- _Exercise prompt_
The records that follow must be reproduced in full, exactly as written.

- _Listed records_
·····

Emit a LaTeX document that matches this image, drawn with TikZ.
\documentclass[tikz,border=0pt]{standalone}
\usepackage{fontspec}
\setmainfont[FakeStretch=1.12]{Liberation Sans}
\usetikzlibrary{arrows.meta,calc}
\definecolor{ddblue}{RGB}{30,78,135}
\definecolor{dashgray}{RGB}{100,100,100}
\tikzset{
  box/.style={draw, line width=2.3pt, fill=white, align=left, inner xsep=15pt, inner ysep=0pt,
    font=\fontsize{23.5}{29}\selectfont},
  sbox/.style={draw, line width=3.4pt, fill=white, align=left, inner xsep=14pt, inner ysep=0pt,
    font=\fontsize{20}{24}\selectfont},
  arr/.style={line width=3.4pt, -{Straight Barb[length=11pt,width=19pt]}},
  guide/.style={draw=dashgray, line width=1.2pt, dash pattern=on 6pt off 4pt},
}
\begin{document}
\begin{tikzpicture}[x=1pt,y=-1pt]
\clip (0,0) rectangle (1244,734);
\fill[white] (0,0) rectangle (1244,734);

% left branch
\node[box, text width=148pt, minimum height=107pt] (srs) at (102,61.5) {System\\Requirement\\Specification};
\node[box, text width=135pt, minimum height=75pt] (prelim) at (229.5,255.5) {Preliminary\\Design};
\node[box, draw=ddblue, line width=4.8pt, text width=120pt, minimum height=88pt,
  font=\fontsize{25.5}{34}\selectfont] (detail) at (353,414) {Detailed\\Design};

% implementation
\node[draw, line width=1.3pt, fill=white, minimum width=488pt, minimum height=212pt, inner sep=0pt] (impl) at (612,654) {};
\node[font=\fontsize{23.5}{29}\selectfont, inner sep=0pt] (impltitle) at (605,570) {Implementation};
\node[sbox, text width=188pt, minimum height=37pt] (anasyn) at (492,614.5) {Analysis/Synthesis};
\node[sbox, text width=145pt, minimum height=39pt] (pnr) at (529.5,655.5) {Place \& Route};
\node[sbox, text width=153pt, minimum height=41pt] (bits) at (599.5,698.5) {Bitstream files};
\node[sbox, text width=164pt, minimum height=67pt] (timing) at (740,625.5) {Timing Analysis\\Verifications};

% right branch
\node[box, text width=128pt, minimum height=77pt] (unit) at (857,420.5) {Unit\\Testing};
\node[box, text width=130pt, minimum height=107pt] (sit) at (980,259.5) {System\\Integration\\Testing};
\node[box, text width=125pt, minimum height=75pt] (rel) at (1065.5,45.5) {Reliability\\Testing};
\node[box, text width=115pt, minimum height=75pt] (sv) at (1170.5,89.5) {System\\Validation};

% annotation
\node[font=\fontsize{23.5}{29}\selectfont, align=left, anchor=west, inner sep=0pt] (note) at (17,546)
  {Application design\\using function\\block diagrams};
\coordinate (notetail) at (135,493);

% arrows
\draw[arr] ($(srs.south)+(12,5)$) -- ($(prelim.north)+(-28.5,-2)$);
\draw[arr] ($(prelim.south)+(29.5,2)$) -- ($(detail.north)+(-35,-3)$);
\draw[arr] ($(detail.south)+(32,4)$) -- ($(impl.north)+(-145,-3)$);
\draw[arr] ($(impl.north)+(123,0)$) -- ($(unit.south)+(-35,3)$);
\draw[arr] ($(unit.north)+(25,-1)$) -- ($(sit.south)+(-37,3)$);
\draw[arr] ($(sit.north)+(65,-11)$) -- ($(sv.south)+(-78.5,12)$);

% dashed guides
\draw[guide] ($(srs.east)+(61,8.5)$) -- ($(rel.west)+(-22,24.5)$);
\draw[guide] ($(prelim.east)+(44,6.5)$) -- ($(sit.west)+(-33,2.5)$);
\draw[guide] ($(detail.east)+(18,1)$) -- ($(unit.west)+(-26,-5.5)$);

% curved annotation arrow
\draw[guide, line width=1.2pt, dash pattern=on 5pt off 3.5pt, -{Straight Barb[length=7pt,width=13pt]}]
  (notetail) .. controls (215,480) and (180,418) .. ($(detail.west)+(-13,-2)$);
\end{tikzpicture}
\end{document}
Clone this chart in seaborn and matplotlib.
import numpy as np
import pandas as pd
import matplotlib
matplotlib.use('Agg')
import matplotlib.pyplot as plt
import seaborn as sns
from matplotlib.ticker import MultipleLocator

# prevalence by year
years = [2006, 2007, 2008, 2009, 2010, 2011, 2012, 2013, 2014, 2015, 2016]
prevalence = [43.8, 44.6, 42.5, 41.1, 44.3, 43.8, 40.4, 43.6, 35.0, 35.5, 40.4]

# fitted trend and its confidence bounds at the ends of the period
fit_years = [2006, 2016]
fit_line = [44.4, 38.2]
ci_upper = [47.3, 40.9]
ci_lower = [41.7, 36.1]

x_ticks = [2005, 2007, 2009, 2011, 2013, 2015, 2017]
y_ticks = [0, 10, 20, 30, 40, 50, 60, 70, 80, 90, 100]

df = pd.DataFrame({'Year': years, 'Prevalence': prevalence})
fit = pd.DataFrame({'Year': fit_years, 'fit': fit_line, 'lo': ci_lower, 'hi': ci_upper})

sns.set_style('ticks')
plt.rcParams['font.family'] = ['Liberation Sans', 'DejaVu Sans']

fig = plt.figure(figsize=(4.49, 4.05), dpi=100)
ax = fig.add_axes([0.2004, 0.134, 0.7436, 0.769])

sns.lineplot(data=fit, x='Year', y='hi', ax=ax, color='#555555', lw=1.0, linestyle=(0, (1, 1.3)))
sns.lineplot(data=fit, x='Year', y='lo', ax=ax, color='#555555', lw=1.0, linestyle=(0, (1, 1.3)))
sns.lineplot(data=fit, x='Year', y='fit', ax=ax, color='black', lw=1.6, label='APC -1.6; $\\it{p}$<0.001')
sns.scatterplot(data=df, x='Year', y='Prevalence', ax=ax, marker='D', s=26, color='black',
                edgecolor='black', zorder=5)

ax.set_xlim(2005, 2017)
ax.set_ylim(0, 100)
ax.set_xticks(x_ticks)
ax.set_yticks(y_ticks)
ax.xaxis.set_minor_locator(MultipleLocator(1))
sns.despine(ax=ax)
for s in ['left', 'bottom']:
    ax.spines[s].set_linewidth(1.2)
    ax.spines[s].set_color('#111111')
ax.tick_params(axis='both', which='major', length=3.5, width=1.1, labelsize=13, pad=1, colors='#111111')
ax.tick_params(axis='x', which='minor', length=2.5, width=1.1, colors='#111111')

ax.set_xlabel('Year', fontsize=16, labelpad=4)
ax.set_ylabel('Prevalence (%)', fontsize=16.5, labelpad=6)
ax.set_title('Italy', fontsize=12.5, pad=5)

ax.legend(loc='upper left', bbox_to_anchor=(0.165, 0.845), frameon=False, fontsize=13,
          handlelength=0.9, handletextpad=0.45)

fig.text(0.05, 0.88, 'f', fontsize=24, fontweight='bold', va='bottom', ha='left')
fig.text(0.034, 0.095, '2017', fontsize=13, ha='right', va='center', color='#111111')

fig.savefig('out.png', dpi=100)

·····

- _Expected answer_
Emit a LaTeX document that matches this image, drawn with TikZ.
\documentclass[tikz,border=0pt]{standalone}
\usepackage{fontspec}
\setmainfont[FakeStretch=1.12]{Liberation Sans}
\usetikzlibrary{arrows.meta,calc}
\definecolor{ddblue}{RGB}{30,78,135}
\definecolor{dashgray}{RGB}{100,100,100}
\tikzset{
  box/.style={draw, line width=2.3pt, fill=white, align=left, inner xsep=15pt, inner ysep=0pt,
    font=\fontsize{23.5}{29}\selectfont},
  sbox/.style={draw, line width=3.4pt, fill=white, align=left, inner xsep=14pt, inner ysep=0pt,
    font=\fontsize{20}{24}\selectfont},
  arr/.style={line width=3.4pt, -{Straight Barb[length=11pt,width=19pt]}},
  guide/.style={draw=dashgray, line width=1.2pt, dash pattern=on 6pt off 4pt},
}
\begin{document}
\begin{tikzpicture}[x=1pt,y=-1pt]
\clip (0,0) rectangle (1244,734);
\fill[white] (0,0) rectangle (1244,734);

% left branch
\node[box, text width=148pt, minimum height=107pt] (srs) at (102,61.5) {System\\Requirement\\Specification};
\node[box, text width=135pt, minimum height=75pt] (prelim) at (229.5,255.5) {Preliminary\\Design};
\node[box, draw=ddblue, line width=4.8pt, text width=120pt, minimum height=88pt,
  font=\fontsize{25.5}{34}\selectfont] (detail) at (353,414) {Detailed\\Design};

% implementation
\node[draw, line width=1.3pt, fill=white, minimum width=488pt, minimum height=212pt, inner sep=0pt] (impl) at (612,654) {};
\node[font=\fontsize{23.5}{29}\selectfont, inner sep=0pt] (impltitle) at (605,570) {Implementation};
\node[sbox, text width=188pt, minimum height=37pt] (anasyn) at (492,614.5) {Analysis/Synthesis};
\node[sbox, text width=145pt, minimum height=39pt] (pnr) at (529.5,655.5) {Place \& Route};
\node[sbox, text width=153pt, minimum height=41pt] (bits) at (599.5,698.5) {Bitstream files};
\node[sbox, text width=164pt, minimum height=67pt] (timing) at (740,625.5) {Timing Analysis\\Verifications};

% right branch
\node[box, text width=128pt, minimum height=77pt] (unit) at (857,420.5) {Unit\\Testing};
\node[box, text width=130pt, minimum height=107pt] (sit) at (980,259.5) {System\\Integration\\Testing};
\node[box, text width=125pt, minimum height=75pt] (rel) at (1065.5,45.5) {Reliability\\Testing};
\node[box, text width=115pt, minimum height=75pt] (sv) at (1170.5,89.5) {System\\Validation};

% annotation
\node[font=\fontsize{23.5}{29}\selectfont, align=left, anchor=west, inner sep=0pt] (note) at (17,546)
  {Application design\\using function\\block diagrams};
\coordinate (notetail) at (135,493);

% arrows
\draw[arr] ($(srs.south)+(12,5)$) -- ($(prelim.north)+(-28.5,-2)$);
\draw[arr] ($(prelim.south)+(29.5,2)$) -- ($(detail.north)+(-35,-3)$);
\draw[arr] ($(detail.south)+(32,4)$) -- ($(impl.north)+(-145,-3)$);
\draw[arr] ($(impl.north)+(123,0)$) -- ($(unit.south)+(-35,3)$);
\draw[arr] ($(unit.north)+(25,-1)$) -- ($(sit.south)+(-37,3)$);
\draw[arr] ($(sit.north)+(65,-11)$) -- ($(sv.south)+(-78.5,12)$);

% dashed guides
\draw[guide] ($(srs.east)+(61,8.5)$) -- ($(rel.west)+(-22,24.5)$);
\draw[guide] ($(prelim.east)+(44,6.5)$) -- ($(sit.west)+(-33,2.5)$);
\draw[guide] ($(detail.east)+(18,1)$) -- ($(unit.west)+(-26,-5.5)$);

% curved annotation arrow
\draw[guide, line width=1.2pt, dash pattern=on 5pt off 3.5pt, -{Straight Barb[length=7pt,width=13pt]}]
  (notetail) .. controls (215,480) and (180,418) .. ($(detail.west)+(-13,-2)$);
\end{tikzpicture}
\end{document}
Clone this chart in seaborn and matplotlib.
import numpy as np
import pandas as pd
import matplotlib
matplotlib.use('Agg')
import matplotlib.pyplot as plt
import seaborn as sns
from matplotlib.ticker import MultipleLocator

# prevalence by year
years = [2006, 2007, 2008, 2009, 2010, 2011, 2012, 2013, 2014, 2015, 2016]
prevalence = [43.8, 44.6, 42.5, 41.1, 44.3, 43.8, 40.4, 43.6, 35.0, 35.5, 40.4]

# fitted trend and its confidence bounds at the ends of the period
fit_years = [2006, 2016]
fit_line = [44.4, 38.2]
ci_upper = [47.3, 40.9]
ci_lower = [41.7, 36.1]

x_ticks = [2005, 2007, 2009, 2011, 2013, 2015, 2017]
y_ticks = [0, 10, 20, 30, 40, 50, 60, 70, 80, 90, 100]

df = pd.DataFrame({'Year': years, 'Prevalence': prevalence})
fit = pd.DataFrame({'Year': fit_years, 'fit': fit_line, 'lo': ci_lower, 'hi': ci_upper})

sns.set_style('ticks')
plt.rcParams['font.family'] = ['Liberation Sans', 'DejaVu Sans']

fig = plt.figure(figsize=(4.49, 4.05), dpi=100)
ax = fig.add_axes([0.2004, 0.134, 0.7436, 0.769])

sns.lineplot(data=fit, x='Year', y='hi', ax=ax, color='#555555', lw=1.0, linestyle=(0, (1, 1.3)))
sns.lineplot(data=fit, x='Year', y='lo', ax=ax, color='#555555', lw=1.0, linestyle=(0, (1, 1.3)))
sns.lineplot(data=fit, x='Year', y='fit', ax=ax, color='black', lw=1.6, label='APC -1.6; $\\it{p}$<0.001')
sns.scatterplot(data=df, x='Year', y='Prevalence', ax=ax, marker='D', s=26, color='black',
                edgecolor='black', zorder=5)

ax.set_xlim(2005, 2017)
ax.set_ylim(0, 100)
ax.set_xticks(x_ticks)
ax.set_yticks(y_ticks)
ax.xaxis.set_minor_locator(MultipleLocator(1))
sns.despine(ax=ax)
for s in ['left', 'bottom']:
    ax.spines[s].set_linewidth(1.2)
    ax.spines[s].set_color('#111111')
ax.tick_params(axis='both', which='major', length=3.5, width=1.1, labelsize=13, pad=1, colors='#111111')
ax.tick_params(axis='x', which='minor', length=2.5, width=1.1, colors='#111111')

ax.set_xlabel('Year', fontsize=16, labelpad=4)
ax.set_ylabel('Prevalence (%)', fontsize=16.5, labelpad=6)
ax.set_title('Italy', fontsize=12.5, pad=5)

ax.legend(loc='upper left', bbox_to_anchor=(0.165, 0.845), frameon=False, fontsize=13,
          handlelength=0.9, handletextpad=0.45)

fig.text(0.05, 0.88, 'f', fontsize=24, fontweight='bold', va='bottom', ha='left')
fig.text(0.034, 0.095, '2017', fontsize=13, ha='right', va='center', color='#111111')

fig.savefig('out.png', dpi=100)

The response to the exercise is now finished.